## Begin

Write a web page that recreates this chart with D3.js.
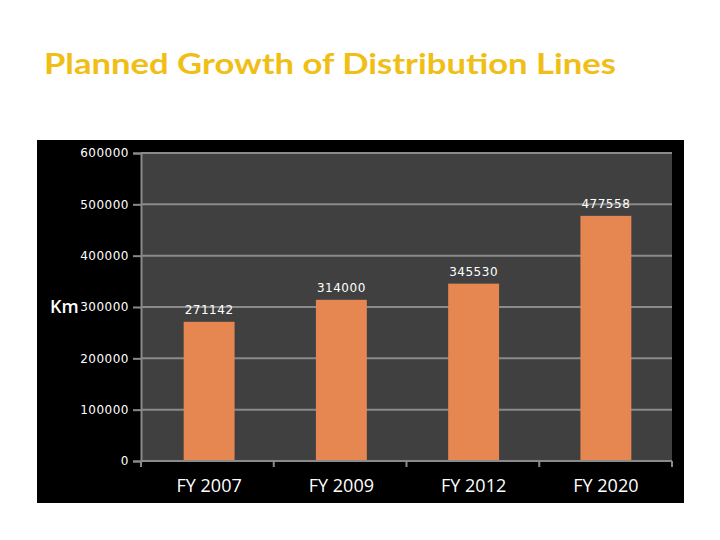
<!DOCTYPE html>
<html><head><meta charset="utf-8">
<script src="https://cdn.jsdelivr.net/npm/d3@7"></script>
<style>body{margin:0;background:#fff}svg{display:block}</style>
</head><body>
<script>
const categories = ["FY 2007", "FY 2009", "FY 2012", "FY 2020"];
const values = [271142, 314000, 345530, 477558];
const yTicks = [0, 100000, 200000, 300000, 400000, 500000, 600000];
const title = "Planned Growth of Distribution Lines";
const yAxisTitle = "Km";

const W = 720, H = 540;
const svg = d3.select("body").append("svg").attr("width", W).attr("height", H);

svg.append("text").attr("x", 44).attr("y", 74)
  .attr("font-family", "Lato, 'Open Sans', sans-serif").attr("font-weight", "bold")
  .attr("font-size", 29).attr("fill", "#F0BE14").text(title)
  .attr("textLength", 572).attr("lengthAdjust", "spacingAndGlyphs");

svg.append("rect").attr("x", 37).attr("y", 140).attr("width", 647).attr("height", 363).attr("fill", "#000");

const m = {l: 141, r: 672, t: 153, b: 461};
const x = d3.scaleBand().domain(categories).range([m.l + 2, m.r]).paddingInner(0.615).paddingOuter(0.3075);
const y = d3.scaleLinear().domain([0, 600000]).range([m.b, m.t]);

svg.append("rect").attr("x", m.l).attr("y", m.t).attr("width", m.r - m.l).attr("height", m.b - m.t).attr("fill", "#404040");

svg.append("g").selectAll("line").data(yTicks.filter(d => d > 0)).join("line")
  .attr("x1", m.l).attr("x2", m.r).attr("y1", d => y(d)).attr("y2", d => y(d))
  .attr("stroke", "#8a8a8a").attr("stroke-width", 2);

svg.append("g").selectAll("rect").data(values).join("rect")
  .attr("x", (d, i) => x(categories[i])).attr("width", x.bandwidth())
  .attr("y", d => y(d)).attr("height", d => y(0) - y(d)).attr("fill", "#E68752");

const yAxis = svg.append("g").attr("transform", `translate(${m.l},0)`)
  .call(d3.axisLeft(y).tickValues(yTicks).tickFormat(d3.format("d")).tickSize(8).tickPadding(4));
yAxis.select(".domain").attr("stroke", "#8a8a8a").attr("stroke-width", 2);
yAxis.selectAll(".tick line").attr("stroke", "#8a8a8a").attr("stroke-width", 2);
yAxis.selectAll(".tick text").attr("fill", "#fff").attr("font-size", 12)
  .attr("font-family", "'DejaVu Sans', sans-serif").attr("letter-spacing", "0.5px");

const band = (m.r - m.l) / categories.length;
const xTickPos = d3.range(categories.length + 1).map(i => m.l + i * band);
svg.append("line").attr("x1", m.l).attr("x2", m.r).attr("y1", m.b).attr("y2", m.b)
  .attr("stroke", "#8a8a8a").attr("stroke-width", 2);
svg.append("g").selectAll("line").data(xTickPos).join("line")
  .attr("x1", d => d).attr("x2", d => d).attr("y1", m.b).attr("y2", m.b + 6)
  .attr("stroke", "#8a8a8a").attr("stroke-width", 2);

svg.append("g").selectAll("text").data(categories).join("text")
  .attr("x", d => x(d) + x.bandwidth() / 2).attr("y", 492).attr("text-anchor", "middle")
  .attr("fill", "#fff").attr("font-size", 18).attr("font-family", "'Open Sans', sans-serif").text(d => d);

svg.append("g").selectAll("text").data(values).join("text")
  .attr("x", (d, i) => x(categories[i]) + x.bandwidth() / 2).attr("y", d => y(d) - 8)
  .attr("text-anchor", "middle").attr("fill", "#fff").attr("font-size", 12)
  .attr("font-family", "'DejaVu Sans', sans-serif").attr("letter-spacing", "0.5px").text(d => d);

svg.append("text").attr("x", 50).attr("y", 313).attr("fill", "#fff").attr("font-weight", "600")
  .attr("font-size", 18).attr("font-family", "'Open Sans', sans-serif").text(yAxisTitle);
</script>
</body></html>
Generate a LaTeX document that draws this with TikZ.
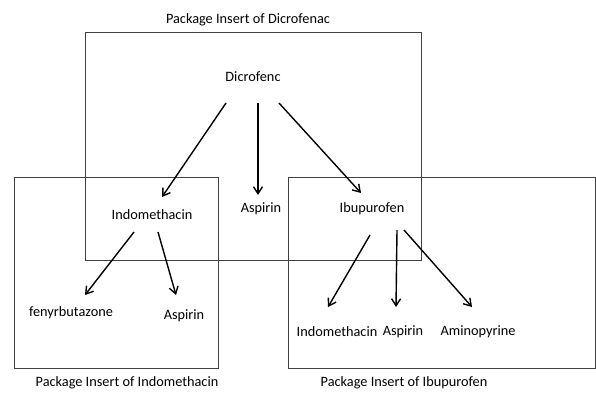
\documentclass[tikz,border=0pt]{standalone}
\usepackage{fontspec}
\setmainfont{Carlito}
\usetikzlibrary{arrows.meta,calc}
\begin{document}
\begin{tikzpicture}[x=1pt,y=-1pt,
  box/.style={draw=black!75,line width=0.9pt},
  lbl/.style={font=\fontsize{14.3}{16}\selectfont,inner sep=0pt},
  arr/.style={line width=1.4pt,-{Straight Barb[length=7pt,width=9pt,line width=1.4pt]}}]
\useasboundingbox (0,0) rectangle (596,392);
% boxes
\draw[box] (85,32) rectangle (421,260);
\draw[box] (14,177) rectangle (218,368);
\draw[box] (288,177) rectangle (595.5,368);
% titles
\node[lbl] (t1) at (248,20) {Package Insert of Dicrofenac};
\node[lbl] (t2) at (127,383) {Package Insert of Indomethacin};
\node[lbl] (t3) at (404,383) {Package Insert of Ibupurofen};
% nodes
\node[lbl] (dic) at (253,77) {Dicrofenc};
\node[lbl] (indo) at (152,215) {Indomethacin};
\node[lbl] (aspm) at (261,209) {Aspirin};
\node[lbl] (ibu) at (372,209) {Ibupurofen};
\node[lbl] (fen) at (71,313) {fenyrbutazone};
\node[lbl] (aspl) at (184,316) {Aspirin};
\node[lbl] (indor) at (337,332) {Indomethacin};
\node[lbl] (aspr) at (403,332) {Aspirin};
\node[lbl] (amino) at (478,332) {Aminopyrine};
% arrows
\draw[arr] ($(dic)+(-27,26)$) -- ($(indo)+(10,-18)$);
\draw[arr] ($(dic)+(5,26)$) -- ($(aspm)+(-3,-14)$);
\draw[arr] ($(dic)+(26,26)$) -- ($(ibu)+(-11,-16)$);
\draw[arr] ($(indo)+(-18,17)$) -- ($(fen)+(14,-18)$);
\draw[arr] ($(indo)+(6,17)$) -- ($(aspl)+(-8,-21)$);
\draw[arr] ($(ibu)+(-2,26)$) -- ($(indor)+(-9,-25)$);
\draw[arr] ($(ibu)+(25,21)$) -- ($(aspr)+(-7,-25)$);
\draw[arr] ($(ibu)+(32,21)$) -- ($(amino)+(-6,-25)$);
\end{tikzpicture}
\end{document}
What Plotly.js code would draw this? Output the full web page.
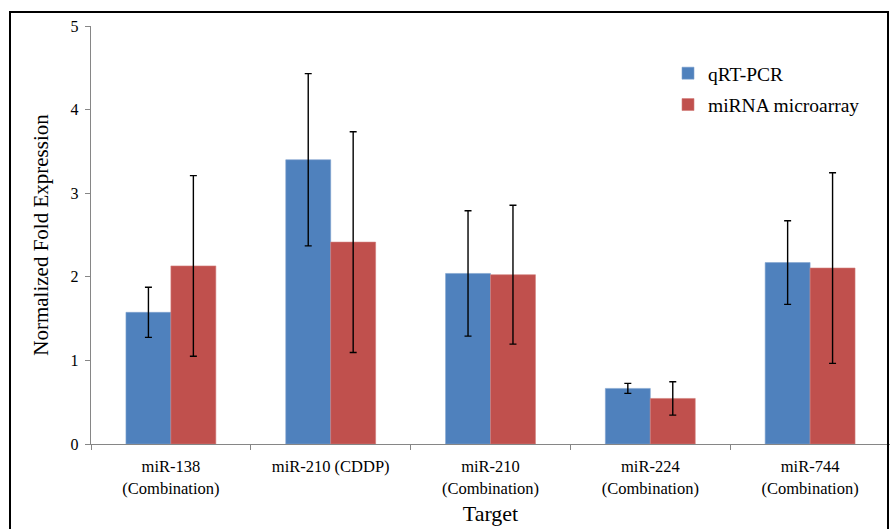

## End

**INSTRUCTION:** Repeat the records word for word. Any picture in them should be left out.

**RESPONSE TO THE EXERCISE:**
Write a web page that recreates this chart with D3.js.
<!DOCTYPE html>
<html><head><meta charset="utf-8">
<script src="https://cdn.jsdelivr.net/npm/d3@7"></script>
<style>body{margin:0;background:#fff}svg{display:block}</style>
</head><body>
<script>
const categories = ["FY 2007", "FY 2009", "FY 2012", "FY 2020"];
const values = [271142, 314000, 345530, 477558];
const yTicks = [0, 100000, 200000, 300000, 400000, 500000, 600000];
const title = "Planned Growth of Distribution Lines";
const yAxisTitle = "Km";

const W = 720, H = 540;
const svg = d3.select("body").append("svg").attr("width", W).attr("height", H);

svg.append("text").attr("x", 44).attr("y", 74)
  .attr("font-family", "Lato, 'Open Sans', sans-serif").attr("font-weight", "bold")
  .attr("font-size", 29).attr("fill", "#F0BE14").text(title)
  .attr("textLength", 572).attr("lengthAdjust", "spacingAndGlyphs");

svg.append("rect").attr("x", 37).attr("y", 140).attr("width", 647).attr("height", 363).attr("fill", "#000");

const m = {l: 141, r: 672, t: 153, b: 461};
const x = d3.scaleBand().domain(categories).range([m.l + 2, m.r]).paddingInner(0.615).paddingOuter(0.3075);
const y = d3.scaleLinear().domain([0, 600000]).range([m.b, m.t]);

svg.append("rect").attr("x", m.l).attr("y", m.t).attr("width", m.r - m.l).attr("height", m.b - m.t).attr("fill", "#404040");

svg.append("g").selectAll("line").data(yTicks.filter(d => d > 0)).join("line")
  .attr("x1", m.l).attr("x2", m.r).attr("y1", d => y(d)).attr("y2", d => y(d))
  .attr("stroke", "#8a8a8a").attr("stroke-width", 2);

svg.append("g").selectAll("rect").data(values).join("rect")
  .attr("x", (d, i) => x(categories[i])).attr("width", x.bandwidth())
  .attr("y", d => y(d)).attr("height", d => y(0) - y(d)).attr("fill", "#E68752");

const yAxis = svg.append("g").attr("transform", `translate(${m.l},0)`)
  .call(d3.axisLeft(y).tickValues(yTicks).tickFormat(d3.format("d")).tickSize(8).tickPadding(4));
yAxis.select(".domain").attr("stroke", "#8a8a8a").attr("stroke-width", 2);
yAxis.selectAll(".tick line").attr("stroke", "#8a8a8a").attr("stroke-width", 2);
yAxis.selectAll(".tick text").attr("fill", "#fff").attr("font-size", 12)
  .attr("font-family", "'DejaVu Sans', sans-serif").attr("letter-spacing", "0.5px");

const band = (m.r - m.l) / categories.length;
const xTickPos = d3.range(categories.length + 1).map(i => m.l + i * band);
svg.append("line").attr("x1", m.l).attr("x2", m.r).attr("y1", m.b).attr("y2", m.b)
  .attr("stroke", "#8a8a8a").attr("stroke-width", 2);
svg.append("g").selectAll("line").data(xTickPos).join("line")
  .attr("x1", d => d).attr("x2", d => d).attr("y1", m.b).attr("y2", m.b + 6)
  .attr("stroke", "#8a8a8a").attr("stroke-width", 2);

svg.append("g").selectAll("text").data(categories).join("text")
  .attr("x", d => x(d) + x.bandwidth() / 2).attr("y", 492).attr("text-anchor", "middle")
  .attr("fill", "#fff").attr("font-size", 18).attr("font-family", "'Open Sans', sans-serif").text(d => d);

svg.append("g").selectAll("text").data(values).join("text")
  .attr("x", (d, i) => x(categories[i]) + x.bandwidth() / 2).attr("y", d => y(d) - 8)
  .attr("text-anchor", "middle").attr("fill", "#fff").attr("font-size", 12)
  .attr("font-family", "'DejaVu Sans', sans-serif").attr("letter-spacing", "0.5px").text(d => d);

svg.append("text").attr("x", 50).attr("y", 313).attr("fill", "#fff").attr("font-weight", "600")
  .attr("font-size", 18).attr("font-family", "'Open Sans', sans-serif").text(yAxisTitle);
</script>
</body></html>
Generate a LaTeX document that draws this with TikZ.
\documentclass[tikz,border=0pt]{standalone}
\usepackage{fontspec}
\setmainfont{Carlito}
\usetikzlibrary{arrows.meta,calc}
\begin{document}
\begin{tikzpicture}[x=1pt,y=-1pt,
  box/.style={draw=black!75,line width=0.9pt},
  lbl/.style={font=\fontsize{14.3}{16}\selectfont,inner sep=0pt},
  arr/.style={line width=1.4pt,-{Straight Barb[length=7pt,width=9pt,line width=1.4pt]}}]
\useasboundingbox (0,0) rectangle (596,392);
% boxes
\draw[box] (85,32) rectangle (421,260);
\draw[box] (14,177) rectangle (218,368);
\draw[box] (288,177) rectangle (595.5,368);
% titles
\node[lbl] (t1) at (248,20) {Package Insert of Dicrofenac};
\node[lbl] (t2) at (127,383) {Package Insert of Indomethacin};
\node[lbl] (t3) at (404,383) {Package Insert of Ibupurofen};
% nodes
\node[lbl] (dic) at (253,77) {Dicrofenc};
\node[lbl] (indo) at (152,215) {Indomethacin};
\node[lbl] (aspm) at (261,209) {Aspirin};
\node[lbl] (ibu) at (372,209) {Ibupurofen};
\node[lbl] (fen) at (71,313) {fenyrbutazone};
\node[lbl] (aspl) at (184,316) {Aspirin};
\node[lbl] (indor) at (337,332) {Indomethacin};
\node[lbl] (aspr) at (403,332) {Aspirin};
\node[lbl] (amino) at (478,332) {Aminopyrine};
% arrows
\draw[arr] ($(dic)+(-27,26)$) -- ($(indo)+(10,-18)$);
\draw[arr] ($(dic)+(5,26)$) -- ($(aspm)+(-3,-14)$);
\draw[arr] ($(dic)+(26,26)$) -- ($(ibu)+(-11,-16)$);
\draw[arr] ($(indo)+(-18,17)$) -- ($(fen)+(14,-18)$);
\draw[arr] ($(indo)+(6,17)$) -- ($(aspl)+(-8,-21)$);
\draw[arr] ($(ibu)+(-2,26)$) -- ($(indor)+(-9,-25)$);
\draw[arr] ($(ibu)+(25,21)$) -- ($(aspr)+(-7,-25)$);
\draw[arr] ($(ibu)+(32,21)$) -- ($(amino)+(-6,-25)$);
\end{tikzpicture}
\end{document}
What Plotly.js code would draw this? Output the full web page.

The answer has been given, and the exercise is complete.